Ultrathin nickel hydroxide nanosheets with a porous structure for efficient electrocatalytic urea oxidation

Abstract

The direct urea fuel cell (DUFC) is a renewable technology for energy production, but largely limited by the intrinsically sluggish kinetics of the urea oxidation reaction (UOR) due to the complex six-electron transfer process, which severely hampers its commercial utilization. Herein, ultrathin β-Ni(OH)₂ nanosheets with a porous structure were constructed to increase both the active surface area and the reactivity of active sites of catalysts, providing great opportunities for promoting the electrocatalytic UOR process.

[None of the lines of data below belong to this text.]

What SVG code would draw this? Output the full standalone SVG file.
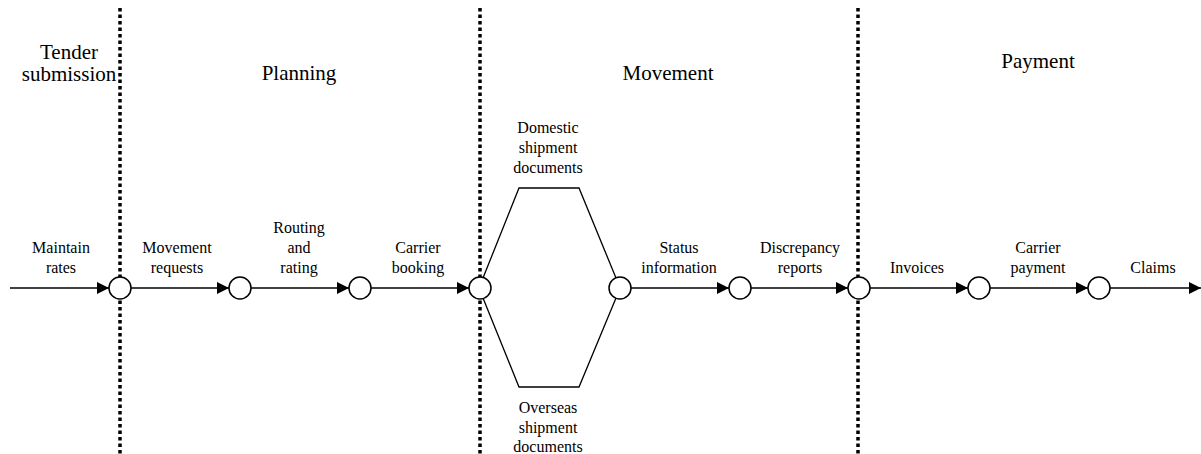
<svg xmlns="http://www.w3.org/2000/svg" width="1201" height="454" viewBox="0 0 1201 454">
  <style>
    .phase { font-family: "Liberation Serif", "DejaVu Serif", serif; font-size: 21px; fill: #000; text-anchor: middle; }
    .lbl { font-family: "Liberation Serif", "DejaVu Serif", serif; font-size: 16px; fill: #000; text-anchor: middle; }
    .divider { stroke: #000; stroke-width: 3.5; stroke-dasharray: 3.5 3; fill: none; }
    .flow { stroke: #404040; stroke-width: 2; fill: none; marker-end: url(#arrow); }
    .branch { stroke: #000; stroke-width: 1.3; fill: none; }
    .node { fill: #fff; stroke: #000; stroke-width: 1.5; }
  </style>
  <defs>
    <marker id="arrow" markerUnits="userSpaceOnUse" markerWidth="12" markerHeight="12" viewBox="0 0 12 12" refX="12" refY="6" orient="auto">
      <path d="M0,0 L12,6 L0,12 z" fill="#000"/>
    </marker>
  </defs>
  <rect width="1201" height="454" fill="#fff"/>

  <!-- phase dividers -->
  <g id="dividers">
    <line class="divider" x1="120" y1="8" x2="120" y2="454"/>
    <line class="divider" x1="480" y1="8" x2="480" y2="454"/>
    <line class="divider" x1="858" y1="8" x2="858" y2="454"/>
  </g>

  <!-- phase titles -->
  <g id="phases">
    <text class="phase" x="69" y="59">Tender</text>
    <text class="phase" x="69" y="81">submission</text>
    <text class="phase" x="299" y="80">Planning</text>
    <text class="phase" x="668" y="80">Movement</text>
    <text class="phase" x="1038" y="68">Payment</text>
  </g>

  <!-- connectors -->
  <g id="connectors">
    <line class="flow" x1="10" y1="288" x2="109" y2="288"/>
    <line class="flow" x1="131" y1="288" x2="229" y2="288"/>
    <line class="flow" x1="251" y1="288" x2="349" y2="288"/>
    <line class="flow" x1="371" y1="288" x2="469" y2="288"/>
    <polyline class="branch" points="483,278 519,188 579,188 616,278"/>
    <polyline class="branch" points="483,298 519,387 579,387 616,298"/>
    <line class="flow" x1="631" y1="288" x2="729" y2="288"/>
    <line class="flow" x1="751" y1="288" x2="848" y2="288"/>
    <line class="flow" x1="870" y1="288" x2="968" y2="288"/>
    <line class="flow" x1="990" y1="288" x2="1088" y2="288"/>
    <line class="flow" x1="1110" y1="288" x2="1201" y2="288"/>
  </g>

  <!-- connector labels -->
  <g id="labels">
    <text class="lbl" x="61" y="253">Maintain</text>
    <text class="lbl" x="61" y="273">rates</text>
    <text class="lbl" x="177" y="253">Movement</text>
    <text class="lbl" x="177" y="273">requests</text>
    <text class="lbl" x="299" y="233">Routing</text>
    <text class="lbl" x="299" y="253">and</text>
    <text class="lbl" x="299" y="273">rating</text>
    <text class="lbl" x="418" y="253">Carrier</text>
    <text class="lbl" x="418" y="273">booking</text>
    <text class="lbl" x="548" y="133">Domestic</text>
    <text class="lbl" x="548" y="153">shipment</text>
    <text class="lbl" x="548" y="173">documents</text>
    <text class="lbl" x="548" y="413">Overseas</text>
    <text class="lbl" x="548" y="433">shipment</text>
    <text class="lbl" x="548" y="452">documents</text>
    <text class="lbl" x="679" y="253">Status</text>
    <text class="lbl" x="679" y="273">information</text>
    <text class="lbl" x="800" y="253">Discrepancy</text>
    <text class="lbl" x="800" y="273">reports</text>
    <text class="lbl" x="917" y="273">Invoices</text>
    <text class="lbl" x="1038" y="253">Carrier</text>
    <text class="lbl" x="1038" y="273">payment</text>
    <text class="lbl" x="1153" y="273">Claims</text>
  </g>

  <!-- event nodes -->
  <g id="n1"><circle class="node" cx="120" cy="288" r="11"/></g>
  <g id="n2"><circle class="node" cx="240" cy="288" r="11"/></g>
  <g id="n3"><circle class="node" cx="360" cy="288" r="11"/></g>
  <g id="n4"><circle class="node" cx="480" cy="288" r="11"/></g>
  <g id="n5"><circle class="node" cx="620" cy="288" r="11"/></g>
  <g id="n6"><circle class="node" cx="740" cy="288" r="11"/></g>
  <g id="n7"><circle class="node" cx="859" cy="288" r="11"/></g>
  <g id="n8"><circle class="node" cx="979" cy="288" r="11"/></g>
  <g id="n9"><circle class="node" cx="1099" cy="288" r="11"/></g>
</svg>
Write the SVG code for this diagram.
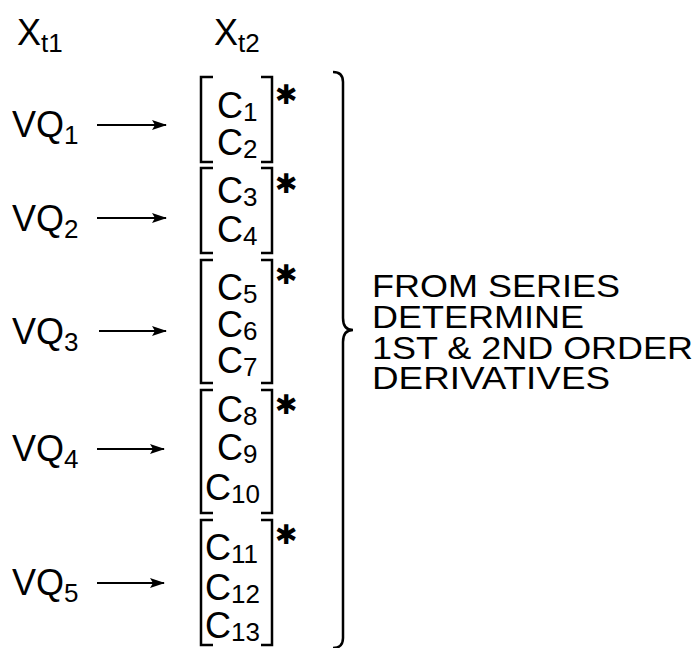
<svg xmlns="http://www.w3.org/2000/svg" width="697" height="648" viewBox="0 0 697 648">
<style>
text{font-family:"Liberation Sans",Arial,sans-serif;fill:#000}
.m{font-size:36px}
.s{font-size:26px}
.note{font-size:31px}
.ast{font-family:"DejaVu Sans",sans-serif;font-size:27px;font-weight:bold}
.br{fill:none;stroke:#000;stroke-width:2.5}
.ar{stroke:#000;stroke-width:2;fill:none}
</style>
<defs>
<marker id="ah" markerWidth="15" markerHeight="10" refX="14" refY="5" orient="auto" markerUnits="userSpaceOnUse">
<path d="M0,0 L15,5 L0,10 L3,5 Z" fill="#000"/>
</marker>
</defs>
<rect width="697" height="648" fill="#fff"/>
<g id="header">
<text class="m" x="17" y="45">X<tspan class="s" dy="7">t1</tspan></text>
<text class="m" x="214" y="45">X<tspan class="s" dy="7">t2</tspan></text>
</g>
<g id="vq1"><text class="m" x="12" y="137">VQ<tspan class="s" dy="7">1</tspan></text></g>
<g id="vq2"><text class="m" x="12" y="231">VQ<tspan class="s" dy="7">2</tspan></text></g>
<g id="vq3"><text class="m" x="12" y="344">VQ<tspan class="s" dy="7">3</tspan></text></g>
<g id="vq4"><text class="m" x="12" y="461">VQ<tspan class="s" dy="7">4</tspan></text></g>
<g id="vq5"><text class="m" x="12" y="595">VQ<tspan class="s" dy="7">5</tspan></text></g>
<g id="connectors">
<line class="ar" x1="97" y1="125" x2="166" y2="125" marker-end="url(#ah)"/>
<line class="ar" x1="97" y1="218" x2="166" y2="218" marker-end="url(#ah)"/>
<line class="ar" x1="99" y1="331" x2="166" y2="331" marker-end="url(#ah)"/>
<line class="ar" x1="97" y1="449" x2="164" y2="449" marker-end="url(#ah)"/>
<line class="ar" x1="97" y1="583" x2="164" y2="583" marker-end="url(#ah)"/>
</g>
<g id="group1">
<path class="br" d="M213,77 H201 V162 H213 M261,77 H272 V162 H261"/>
<text class="m" x="217" y="118">C<tspan class="s" dy="3">1</tspan></text>
<text class="m" x="217" y="155">C<tspan class="s" dy="3">2</tspan></text>
<text class="ast" x="275" y="104">✱</text>
</g>
<g id="group2">
<path class="br" d="M213,168 H201 V253 H213 M261,168 H272 V253 H261"/>
<text class="m" x="217" y="203">C<tspan class="s" dy="3">3</tspan></text>
<text class="m" x="217" y="242">C<tspan class="s" dy="3">4</tspan></text>
<text class="ast" x="275" y="193">✱</text>
</g>
<g id="group3">
<path class="br" d="M213,260 H201 V383 H213 M261,260 H272 V383 H261"/>
<text class="m" x="217" y="300">C<tspan class="s" dy="3">5</tspan></text>
<text class="m" x="217" y="337">C<tspan class="s" dy="3">6</tspan></text>
<text class="m" x="217" y="373">C<tspan class="s" dy="3">7</tspan></text>
<text class="ast" x="275" y="284">✱</text>
</g>
<g id="group4">
<path class="br" d="M213,390 H201 V513 H213 M261,390 H272 V513 H261"/>
<text class="m" x="217" y="422">C<tspan class="s" dy="3">8</tspan></text>
<text class="m" x="217" y="460">C<tspan class="s" dy="3">9</tspan></text>
<text class="m" x="205" y="500">C<tspan class="s" dy="3">10</tspan></text>
<text class="ast" x="275" y="414">✱</text>
</g>
<g id="group5">
<path class="br" d="M213,520 H201 V645 H213 M261,520 H272 V645 H261"/>
<text class="m" x="205" y="560">C<tspan class="s" dy="3">11</tspan></text>
<text class="m" x="205" y="600">C<tspan class="s" dy="3">12</tspan></text>
<text class="m" x="205" y="638">C<tspan class="s" dy="3">13</tspan></text>
<text class="ast" x="275" y="544">✱</text>
</g>
<g id="brace">
<path class="br" d="M333,72 Q343,72 343,82 V318 Q343,330 353,330 Q343,330 343,342 V638 Q343,648 333,648"/>
</g>
<g id="note">
<text class="note" x="372" y="297" textLength="248" lengthAdjust="spacingAndGlyphs">FROM SERIES</text>
<text class="note" x="372" y="328" textLength="212" lengthAdjust="spacingAndGlyphs">DETERMINE</text>
<text class="note" x="372" y="358.5" textLength="321" lengthAdjust="spacingAndGlyphs">1ST &amp; 2ND ORDER</text>
<text class="note" x="372" y="389" textLength="238" lengthAdjust="spacingAndGlyphs">DERIVATIVES</text>
</g>
</svg>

Theoretical investigations showed that the existence of abundant pores in ultrathin β-Ni(OH)₂ nanosheets could reduce the adsorption energy of urea molecules on the catalyst surface, thus leading to a highly efficient catalytic activity for the UOR. As expected, the porous β-Ni(OH)₂ nanosheets exhibit a large current density of up to 298 mA cm⁻² at 1.82 V (vs. RHE), which is roughly 18.1 times higher than that of the nonporous β-Ni(OH)₂ nanosheets and even comparable to those of other high-performance catalysts under similar conditions. This work not only provides a promising guideline for the development of advanced UOR catalysts, but also highlights the crucial role of the porous structure in promoting the electrocatalytic UOR process.